After the ruling, a celebration
After the ruling, a celebration
Within hours of Thursday morning's health care ruling, students, health care providers, older citizens and members of the clergy gathered at the Capitol to share their joy. Calling it a historic victory, advocates said they were proud of the Supreme Court's decision, which they say will change the lives of more than 400,000 people in Connecticut with no access to health care.
The group included Rabbi Joseph Ron Fish whose infant son needed cleft palate surgery. After the operation, the rabbi and his wife tried to buy a less costly insurance policy -- the couple had been paying $30,000 a year for the family because of their son. That's when Fish and his wife learned they were "prisoners of our insurance company because our son was described as having a pre-existing condition."
The group also included Kashif Abdul-Karim, an imam of the Islamic Center of Greater Hartford and co-chairman of the Interfaith Fellowship for Universal Healthcare, which has been advocating for health reforms for more than sevene years.
"Hallelujah or alhumdulillah ... just say whatever makes you feel good, but let's be thankful for this decision of the Supreme Court to uphold the (Affordable Care Act)," he said at a news conference Thursday at the Legislative Office Building.
Standing before a crowd of health care providers, small business owners, clergy and others, he said, "Our highest ideas have been upheld. We must now move forward to implement the bold solutions of ACA that will benefit small business, uninsured and underinsured in the state."
Terming the attack on ACA as "politically motivated," Karim said that striking down the act would have increased the racial and ethnic gaps in the state.
The Supreme Court has also affirmed the expansion of Medicaid to all individuals with incomes below 133 percent of the federal poverty level -- if the state chooses to do so.

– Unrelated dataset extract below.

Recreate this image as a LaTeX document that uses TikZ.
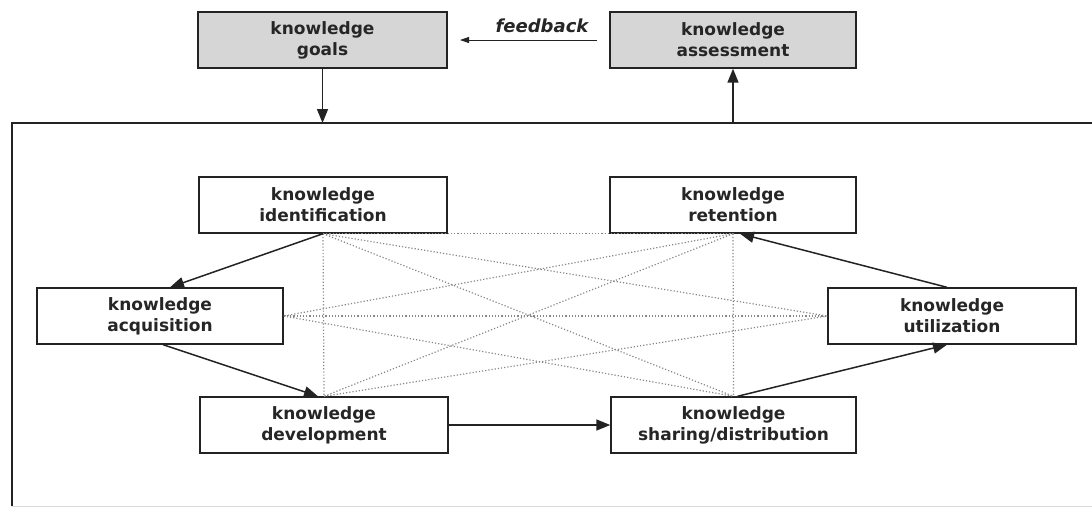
\documentclass[tikz,border=0pt]{standalone}
\usepackage{fontspec}
\setmainfont{DejaVu Sans}
\usetikzlibrary{arrows.meta}
\definecolor{boxgray}{RGB}{214,214,214}
\definecolor{dotgray}{RGB}{135,135,135}
\definecolor{linedark}{RGB}{35,35,35}
\tikzset{
  kbox/.style={draw=linedark, line width=1.4pt, rectangle, align=center, inner sep=0pt,
    minimum height=56pt, font=\fontsize{17}{21}\selectfont\bfseries, text=black!85},
  topbox/.style={kbox, fill=boxgray},
  flow/.style={draw=linedark, line width=1.5pt, -{Triangle[length=14pt,width=11pt]}},
  thinflow/.style={draw=linedark, line width=0.8pt, -{Triangle[length=9pt,width=6pt]}},
  link/.style={draw=dotgray, line width=1.2pt, dotted},
  frame/.style={draw=linedark, line width=1.5pt},
}
\begin{document}
\begin{tikzpicture}[x=1pt,y=-1pt]
\useasboundingbox (0,0) rectangle (1092,507);
% top boxes
\node[topbox, minimum width=249pt] (goals) at (322.5,40) {knowledge\\goals};
\node[topbox, minimum width=246pt] (assess) at (733,40) {knowledge\\assessment};
\node[font=\fontsize{18}{21}\selectfont\bfseries\itshape, text=black!85] (fb) at (542,26) {feedback};
\coordinate (fbstart) at (597,40);
\coordinate (fbend) at (460,40);
\draw[thinflow] (fbstart) -- (fbend);
% frame
\coordinate (fl) at (12,123);
\coordinate (fbl) at (12,506);
\coordinate (fr) at (1092,123);
\coordinate (fbr) at (1092,506);
\coordinate (fg) at (322.5,123);
\coordinate (fa) at (733,123);
\draw[frame] (fbl) -- (fl) -- (fr);
\draw[draw=black!15, line width=1pt] (fbl) -- (fbr);
\draw[flow] (goals.south) -- (fg);
\draw[flow] (fa) -- (assess.south);
% inner boxes
\node[kbox, minimum width=248pt, fill=white] (id) at (323,205) {knowledge\\identification};
\node[kbox, minimum width=246pt, fill=white] (ret) at (733,205) {knowledge\\retention};
\node[kbox, minimum width=246pt, fill=white] (acq) at (160,316) {knowledge\\acquisition};
\node[kbox, minimum width=248pt, fill=white] (util) at (952,316) {knowledge\\utilization};
\node[kbox, minimum width=248pt, fill=white] (dev) at (324,425) {knowledge\\development};
\node[kbox, minimum width=245pt, fill=white] (shar) at (733.5,425) {knowledge\\sharing/distribution};
% dotted links
\draw[link] (id.south) -- (ret.south);
\draw[link] (id.south) -- (dev.north);
\draw[link] (id.south) -- (util.west);
\draw[link] (id.south) -- (shar.north);
\draw[link] (ret.south) -- (shar.north);
\draw[link] (ret.south) -- (acq.east);
\draw[link] (ret.south) -- (dev.north);
\draw[link] (acq.east) -- (util.west);
\draw[link] (acq.east) -- (shar.north);
\draw[link] (dev.north) -- (util.west);
% flow arrows
\draw[flow] (id.south) -- ([xshift=10pt]acq.north);
\draw[flow] ([xshift=3pt]acq.south) -- ([xshift=-6pt]dev.north);
\draw[flow] (dev.east) -- (shar.west);
\draw[flow] ([xshift=4pt]shar.north) -- ([xshift=-5pt]util.south);
\draw[flow] ([xshift=-5pt]util.north) -- ([xshift=7pt]ret.south);
\end{tikzpicture}
\end{document}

Since Connecticut is more committed to health care than many other states, the expansion of Medicaid is an opportunity it is seizing, said Jane McNichol, executive director of the Hartford-based Legal Assistance Resource Center.
"The expansion of Medicaid is particularly important to low-income residents of Connecticut" if the state is to maintain its current LIA program, she said, referring to the program that serves low-income adults without minor children. She said she was now confident about federal support for Medicaid.
Up to 155,000 additional Connecticut residents could have coverage under Medicaid following the expansion.
'Greatest advance' for women
Moreover, upholding the law has leveled the playing field for women. "The ACA is the greatest advance in women's health in a generation," said Judy Tabar, president and CEO of Planned Parenthood of Southern New England, a group that serves more than more than 100,000 women in Connecticut and Rhode Island.
Under the law, providing numerous benefits for women's health, including access to birth control and cancer screenings without co-pays, is mandatory. Women are guaranteed direct access to health care providers without referrals, ending discriminatory practices such as charging women higher premiums and denying coverage for pre-existing conditions.
"Being a woman is no longer a pre-existing condition," said Tabar. "The disparity will now be gone."
David Pickus, president of the one of the state's largest union of health care workers, said, "Today's decision means that cancer survivors will have the health care they need, that young adults struggling to find that first good job that offers health insurance within their budgets can continue to have health coverage under their parents' plan."
Good news for retirees
Edward Coyle, director of the Alliance for Retired Americans, said this was a tremendous victory for seniors who can now better afford to see a doctor and fill a prescription.
"Instead of labeling the ACA as ObamaCare, we should now call it 'Obama Cares'."